→ **Written instruction**
Skip all pictures, then copy the lines from the start of the data through the line with "import * as echarts from 'echarts';", keeping both ends.

::: Recorded information

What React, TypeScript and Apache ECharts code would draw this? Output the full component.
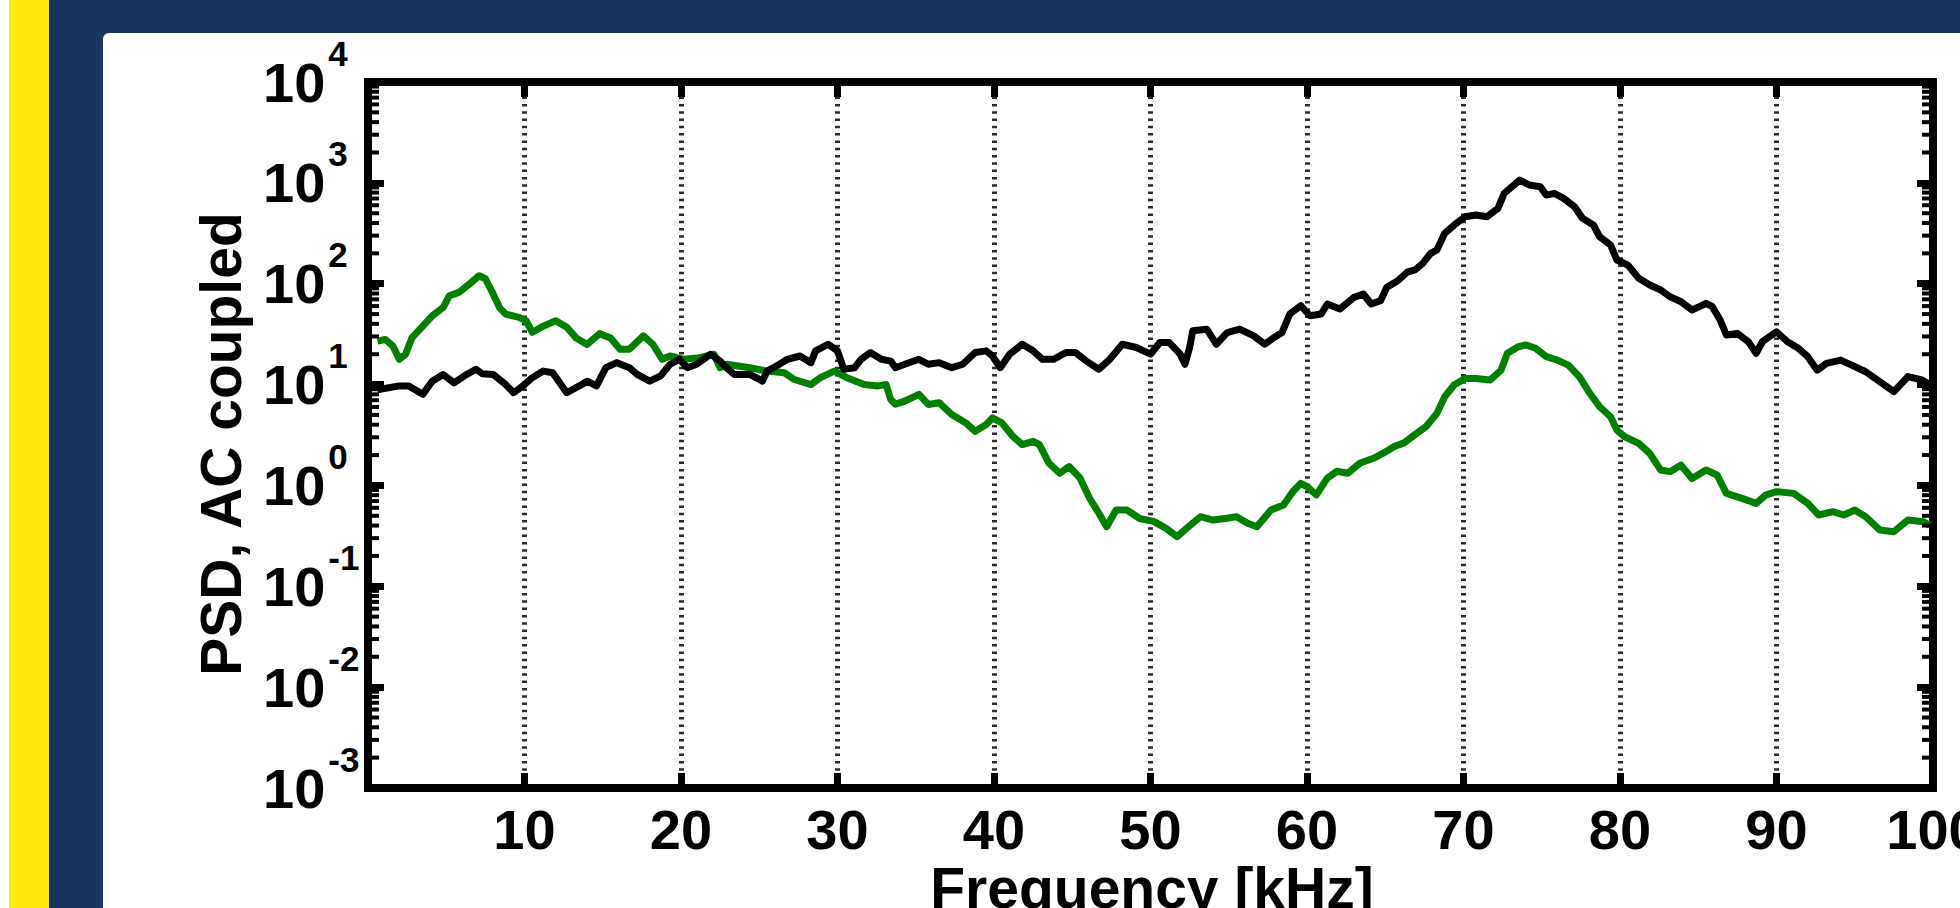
import React, { useEffect, useRef } from 'react';
import * as echarts from 'echarts';

// ---- data ----
const freqBlack = [
  0.6, 2.0, 2.6, 3.5, 4.1, 4.8, 5.5, 6.3, 6.9, 7.3,
  8.0, 8.8, 9.3, 9.9, 10.5, 11.2, 11.8, 12.7, 13.5, 14.0,
  14.6, 15.2, 15.9, 16.7, 17.2, 18.0, 18.7, 19.3, 19.9, 20.4,
  21.0, 21.9, 22.5, 22.9, 23.4, 24.4, 25.2, 25.5, 26.1, 26.8,
  27.6, 28.3, 28.6, 29.4, 30.0, 30.4, 31.1, 31.5, 32.1, 32.8,
  33.4, 33.7, 34.3, 35.2, 35.8, 36.5, 37.3, 38.0, 38.8, 39.5,
  39.9, 40.4, 41.0, 41.8, 42.5, 43.1, 43.8, 44.6, 45.2, 45.9,
  46.7, 47.4, 48.2, 49.1, 50.0, 50.6, 51.2, 51.9, 52.2, 52.5,
  52.7, 53.6, 54.2, 54.9, 55.7, 56.6, 57.3, 57.9, 58.4, 58.9,
  59.6, 60.2, 60.9, 61.3, 62.1, 63.0, 63.6, 64.1, 64.7, 65.1,
  65.8, 66.4, 66.9, 67.4, 67.9, 68.3, 68.8, 69.4, 70.1, 70.8,
  71.5, 72.2, 72.6, 73.1, 73.6, 74.2, 74.9, 75.3, 75.8, 76.4,
  77.1, 77.6, 78.3, 78.7, 79.4, 79.8, 80.5, 81.2, 81.9, 82.6,
  83.2, 83.9, 84.6, 85.5, 85.9, 86.4, 86.8, 87.5, 88.2, 88.7,
  89.1, 90.0, 90.7, 91.4, 92.0, 92.6, 93.2, 94.1, 94.8, 95.7,
  96.6, 97.5, 98.4, 99.3, 99.8,
];
const psdBlack = [
  8.9, 9.7, 9.7, 8.0, 10.8, 12.6, 10.4, 12.6, 14.2, 12.8,
  12.6, 10.0, 8.3, 9.7, 11.7, 13.6, 13.1, 8.3, 9.7, 10.8,
  9.7, 14.7, 16.5, 14.7, 12.6, 10.8, 12.2, 15.9, 17.8, 14.7,
  15.9, 20.0, 17.1, 14.7, 12.6, 12.6, 10.8, 13.6, 15.3, 17.8,
  19.2, 16.5, 21.6, 25.1, 21.6, 14.2, 14.7, 17.8, 20.8, 17.8,
  17.1, 14.7, 15.9, 17.8, 15.9, 16.5, 14.7, 15.9, 20.8, 21.6,
  19.2, 14.7, 20.0, 25.1, 21.6, 17.8, 17.8, 20.8, 20.8, 17.1,
  14.2, 17.8, 25.1, 23.3, 20.0, 26.1, 26.1, 20.0, 15.9, 23.3,
  34.1, 35.4, 25.1, 32.8, 35.4, 30.4, 25.1, 29.3, 32.8, 50.0,
  60.5, 48.1, 50.0, 62.9, 56.1, 73.2, 79.1, 62.9, 67.9, 92.1,
  107, 130, 137, 159, 200, 216, 316, 382, 462, 480,
  462, 558, 787, 916, 1067, 952, 916, 757, 787, 702,
  580, 445, 382, 292, 242, 172, 153, 113, 97, 86.6,
  74.3, 66.3, 54.8, 63.9, 59.2, 43.6, 31.0, 32.2, 26.6, 20.4,
  26.6, 33.4, 26.6, 22.9, 18.9, 13.9, 16.2, 17.5, 15.6, 13.4,
  10.7, 8.5, 12.0, 11.1, 10.0,
];
const freqGreen = [
  0.6, 1.1, 1.6, 2.0, 2.4, 2.8, 3.5, 4.1, 4.8, 5.2,
  5.8, 6.5, 7.1, 7.5, 7.9, 8.4, 8.8, 9.7, 10.1, 10.5,
  11.2, 12.0, 12.7, 13.3, 14.0, 14.8, 15.5, 16.1, 16.7, 17.6,
  18.2, 18.8, 19.3, 20.2, 21.2, 22.1, 22.5, 22.9, 24.4, 25.5,
  26.6, 27.2, 28.3, 28.9, 29.8, 30.6, 31.7, 32.6, 33.1, 33.4,
  33.7, 34.3, 35.2, 35.8, 36.5, 37.3, 38.2, 38.8, 39.5, 39.9,
  40.5, 41.2, 41.8, 42.5, 42.9, 43.5, 44.2, 44.8, 45.5, 46.1,
  46.7, 47.2, 47.8, 48.5, 49.3, 50.2, 51.0, 51.7, 52.3, 53.2,
  54.0, 54.9, 55.5, 56.2, 56.8, 57.7, 58.5, 59.1, 59.6, 60.0,
  60.6, 61.3, 61.9, 62.6, 63.4, 64.3, 64.9, 65.6, 66.2, 67.0,
  67.6, 68.3, 68.8, 69.4, 70.1, 70.8, 71.7, 72.4, 72.8, 73.5,
  74.0, 74.6, 75.3, 76.0, 76.7, 77.4, 78.0, 78.7, 79.4, 79.8,
  80.3, 81.2, 81.9, 82.6, 83.2, 83.9, 84.6, 85.5, 86.2, 86.8,
  87.8, 88.7, 89.3, 90.0, 91.1, 92.0, 92.7, 93.6, 94.3, 95.0,
  95.7, 96.6, 97.5, 98.4, 99.4, 99.8,
];
const psdGreen = [
  27, 28, 24, 17.8, 20, 29, 38, 48, 58, 76,
  82, 100, 120, 112, 85, 58, 50, 46, 43, 33,
  38, 43, 37, 29, 25, 32, 29, 22.4, 22.4, 30.4,
  25.1, 17.8, 19.2, 17.8, 18.5, 20, 14.7, 15.9, 14.7, 13.6,
  13.1, 11.3, 10.0, 11.7, 13.6, 11.7, 10.0, 9.7, 10.0, 7.1,
  6.4, 6.85, 8.0, 6.35, 6.6, 5.05, 4.17, 3.44, 4.01, 4.68,
  4.17, 3.07, 2.54, 2.74, 2.54, 1.67, 1.32, 1.54, 1.18, 0.75,
  0.53, 0.39, 0.57, 0.57, 0.47, 0.44, 0.375, 0.31, 0.375, 0.49,
  0.454, 0.472, 0.49, 0.421, 0.39, 0.571, 0.641, 0.87, 1.05, 0.975,
  0.806, 1.18, 1.38, 1.32, 1.67, 1.87, 2.10, 2.44, 2.64, 3.28,
  3.82, 5.18, 7.58, 9.9, 11.5, 11.5, 11.1, 13.9, 20.4, 23.7,
  24.7, 22.9, 18.9, 17.5, 15.6, 12.0, 8.5, 6.03, 4.80, 3.54,
  3.04, 2.61, 2.08, 1.42, 1.37, 1.59, 1.17, 1.42, 1.27, 0.834,
  0.744, 0.664, 0.803, 0.867, 0.834, 0.664, 0.509, 0.549, 0.509, 0.570,
  0.490, 0.361, 0.348, 0.454, 0.437, 0.40,
];

const xMin = 0;
const xMax = 100;
const xStep = 10;
const yMin = 0.001;
const yMax = 10000;
const minorDecades = [-3, -2, -1, 0, 1, 2, 3];
const minorMultipliers = [2, 3, 4, 5, 6, 7, 8, 9];
const xTitle = 'Frequency [kHz]';
const yTitle = 'PSD, AC coupled';

const FONT = "'Liberation Sans', Arial, Helvetica, sans-serif";

export default function App() {
  const ref = useRef<HTMLDivElement>(null);

  useEffect(() => {
    if (!ref.current) return;
    const chart = echarts.init(ref.current, undefined, { renderer: 'svg' });

    const minorTicks: number[][] = [];
    minorDecades.forEach((d) =>
      minorMultipliers.forEach((m) => minorTicks.push([xMin, m * Math.pow(10, d)]))
    );

    const axisLine = { show: true, onZero: false, lineStyle: { color: '#000', width: 8, cap: 'square' } };
    const majorTick = { show: true, inside: true, length: 16, lineStyle: { color: '#000', width: 7 } };

    const option: any = {
      animation: false,
      backgroundColor: '#ffffff',
      grid: {
        left: 368,
        right: 27,
        top: 82,
        bottom: 120,
        containLabel: false,
        outerBoundsMode: 'none',
      },
      graphic: [
        { type: 'rect', z: -100, silent: true, shape: { x: 9, y: 0, width: 40, height: 908 }, style: { fill: '#fde910' } },
        { type: 'rect', z: -100, silent: true, shape: { x: 49, y: 0, width: 1911, height: 908 }, style: { fill: '#1b365e' } },
        { type: 'rect', z: -99, silent: true, shape: { x: 103, y: 33, width: 1880, height: 900, r: [6, 0, 0, 0] }, style: { fill: '#ffffff' } },
        {
          type: 'text', z: 10, silent: true, x: 1152, y: 888,
          style: { text: xTitle, fontSize: 57, fontWeight: 'bold', fontFamily: FONT, fill: '#000', align: 'center', verticalAlign: 'middle' },
        },
        {
          type: 'text', z: 10, silent: true, x: 221, y: 444, rotation: Math.PI / 2,
          style: { text: yTitle, fontSize: 57, fontWeight: 'bold', fontFamily: FONT, fill: '#000', align: 'center', verticalAlign: 'middle' },
        },
      ],
      xAxis: [
        {
          type: 'value', position: 'bottom', min: xMin, max: xMax, interval: xStep,
          axisLine, axisTick: { ...majorTick, length: 15 },
          axisLabel: {
            show: true, margin: 13, color: '#000', fontSize: 56, fontWeight: 'bold', fontFamily: FONT,
            lineHeight: 56, showMinLabel: false, showMaxLabel: true,
          },
          splitLine: { show: true, lineStyle: { color: '#2b2b2b', width: 5, type: [2.5, 4.8] } },
        },
        {
          type: 'value', position: 'top', min: xMin, max: xMax, interval: xStep,
          axisLine, axisTick: { ...majorTick, length: 15 },
          axisLabel: { show: false }, splitLine: { show: false },
        },
      ],
      yAxis: [
        {
          type: 'log', logBase: 10, min: yMin, max: yMax, splitNumber: 7, position: 'left',
          axisLine, axisTick: majorTick,
          axisLabel: {
            show: true, margin: 105, align: 'left', color: '#000',
            formatter: (v: number) => `{b|10}{s|${Math.round(Math.log10(v))}}`,
            rich: {
              b: { fontSize: 56, fontWeight: 'bold', fontFamily: FONT, color: '#000', lineHeight: 93 },
              s: { fontSize: 35, fontWeight: 'bold', fontFamily: FONT, color: '#000', verticalAlign: 'top', padding: [0, 0, 0, 3] },
            },
          },
          splitLine: { show: false },
        },
        {
          type: 'log', logBase: 10, min: yMin, max: yMax, splitNumber: 7, position: 'right',
          axisLine, axisTick: majorTick,
          axisLabel: { show: false }, splitLine: { show: false },
        },
      ],
      series: [
        {
          type: 'line', name: 'green', xAxisIndex: 0, yAxisIndex: 0,
          data: freqGreen.map((f, i) => [f, psdGreen[i]]),
          showSymbol: false, symbol: 'none', silent: true, z: 3,
          lineStyle: { color: '#007f00', width: 7, join: 'round' },
          itemStyle: { color: '#007f00' },
        },
        {
          type: 'line', name: 'black', xAxisIndex: 0, yAxisIndex: 0,
          data: freqBlack.map((f, i) => [f, psdBlack[i]]),
          showSymbol: false, symbol: 'none', silent: true, z: 4,
          lineStyle: { color: '#000000', width: 7, join: 'round' },
          itemStyle: { color: '#000000' },
        },
        {
          type: 'custom', name: 'minorTicks', xAxisIndex: 0, yAxisIndex: 0,
          data: minorTicks, clip: false, silent: true, z: 5,
          renderItem: (_params: any, api: any) => {
            const v = api.value(1);
            const l = api.coord([xMin, v]);
            const r = api.coord([xMax, v]);
            return {
              type: 'group',
              children: [
                { type: 'line', shape: { x1: l[0], y1: l[1], x2: l[0] + 11, y2: l[1] }, style: { stroke: '#000', lineWidth: 4 } },
                { type: 'line', shape: { x1: r[0], y1: r[1], x2: r[0] - 11, y2: r[1] }, style: { stroke: '#000', lineWidth: 4 } },
              ],
            };
          },
        },
      ],
    };

    chart.setOption(option);
    return () => chart.dispose();
  }, []);

  return (
    <div
      ref={ref}
      style={{ position: 'absolute', left: 0, top: 0, width: 1960, height: 908 }}
    />
  );
}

::::::

→ **Expected answer**
What React, TypeScript and Apache ECharts code would draw this? Output the full component.
import React, { useEffect, useRef } from 'react';
import * as echarts from 'echarts';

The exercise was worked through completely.